После долгого раздумья хан согласился на выполнение всех условий, кроме пропуска русских судов в Амударью. Дело в том, что хан Саид Мухаммад узнал, что на пароходе «Перовский», занимавшемся картографией местности вблизи города Кунграда, укрылся бежавший персидский раб. Хивинцы потребовали его выдачи, но Бутаков отказался вернуть беглеца, заплатив из своего кармана владельцу выкупные. Известие о беглом рабе вызвало созыв ханского совета, на котором было решено больше не допускать русские пароходы в реку. Впрочем, чтобы подсластить пилюлю, через несколько дней Саид Мухаммад прислал ответные подарки российскому императору.
Затем Игнатьев все-таки убедил хана открыть рынки для российских купцов. Но затем настроение хана изменилось.

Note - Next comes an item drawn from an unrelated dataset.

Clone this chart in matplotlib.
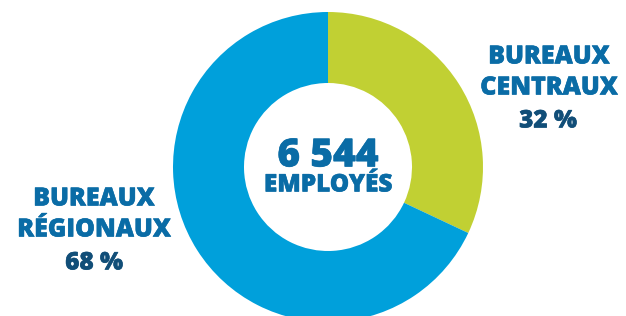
import matplotlib.pyplot as plt
import matplotlib.patheffects as pe

# data
groups = ['BUREAUX\nCENTRAUX', 'BUREAUX\nRÉGIONAUX']
shares = [32, 68]
share_labels = ['32 %', '68 %']
total_label = '6 544'
total_caption = 'EMPLOYÉS'

green = '#C1D033'
blue = '#00A0DB'
label_blue = '#0A6CA6'
dark_blue = '#114E78'

W, H = 626, 316
fig = plt.figure(figsize=(W / 100, H / 100), dpi=100)
ax = fig.add_axes([0, 0, 1, 1])

# donut, y measured from the top of the image
cx, cy = 328, H - 167
ax.pie(shares, colors=[green, blue], startangle=90, counterclock=False,
       radius=155, center=(cx, cy),
       wedgeprops=dict(width=71, linewidth=0))
ax.set_xlim(0, W)
ax.set_ylim(0, H)
ax.set_aspect('equal')
ax.axis('off')

font = 'Open Sans'


def label(x, y, s, size, color):
    t = ax.text(x, H - y, s, ha='center', va='center', fontsize=size,
                fontweight='heavy', color=color, family=font)
    t.set_path_effects([pe.withStroke(linewidth=0.4, foreground=color)])


# centre text
label(cx, 156, total_label, 28, label_blue)
label(cx, 185, total_caption, 17.5, label_blue)

# right label (bureaux centraux)
for i, line in enumerate(groups[0].split('\n')):
    label(549, 57 + 31 * i, line, 18, label_blue)
label(548, 121, share_labels[0], 17.5, dark_blue)

# left label (bureaux régionaux)
for i, line in enumerate(groups[1].split('\n')):
    label(94, 199 + 31 * i, line, 18, label_blue)
label(94, 263, share_labels[1], 17.5, dark_blue)

fig.savefig('out.png', dpi=100)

Дело в том, что Саид Мухаммад перехватил посланные Катениным письма к туркменским старейшинам, в которых оренбургский генерал-губернатор нелицеприятно отозвался о хане. Теперь Саид Мухаммад пытался задержать Игнатьева у себя как можно дольше, чтобы в случае чего иметь ценного заложника в выяснении отношений с Россией, и поэтому затягивал переговоры. В особенности же хан не желал поездки русского посла в Бухару, боясь создания с тамошним ханом военного союза против себя. Всеми силами Игнатьева убеждали возвращаться обратно в Россию.
В конце концов, встревоженный поведением хивинского хана генерал-губернатор Катенин велел задержать в Оренбурге торговые караваны из Хивы до получения известий о благополучном отъезде посольства. После этого русская миссия все же отправилась в Бухару.
Это надо было сделать хотя бы потому, что стало известно – афганский эмир Дост Мухаммад, примирившись с англичанами, требует от эмира Бухары передать ему город Карши. «Эмир таким требованием, – сообщал в Петербург Катенин, – поставлен в самое затруднительное положение, не знает, что ответить послам». Поэтому появление в именно в этот момент в Бухаре русского посольства могло повлиять на решение эмира Насруллы в наших интересах.
Не дав Игнатьеву прощальной аудиенции, Саид Мухаммад демонстративно уехал в загородный дворец. Таким образом, миссия в Хиву окончилась неудачей. При этом разгневанный хан все же отомстил Игнатьеву, натравив в дороге на миссию несколько разбойничьих туркменских шаек. Впрочем, польза от поездки в Хиву все равно была. За время пребывания в Хиве наши офицеры собрали всю необходимую информацию о состоянии местной армии, городских укреплений и финансах ханства.
Итак, в сентябре 1858 года отбиваясь от разбойников-туркменов, посольство Игнатьева двинулось по правому берегу Амударьи в Бухарское ханство.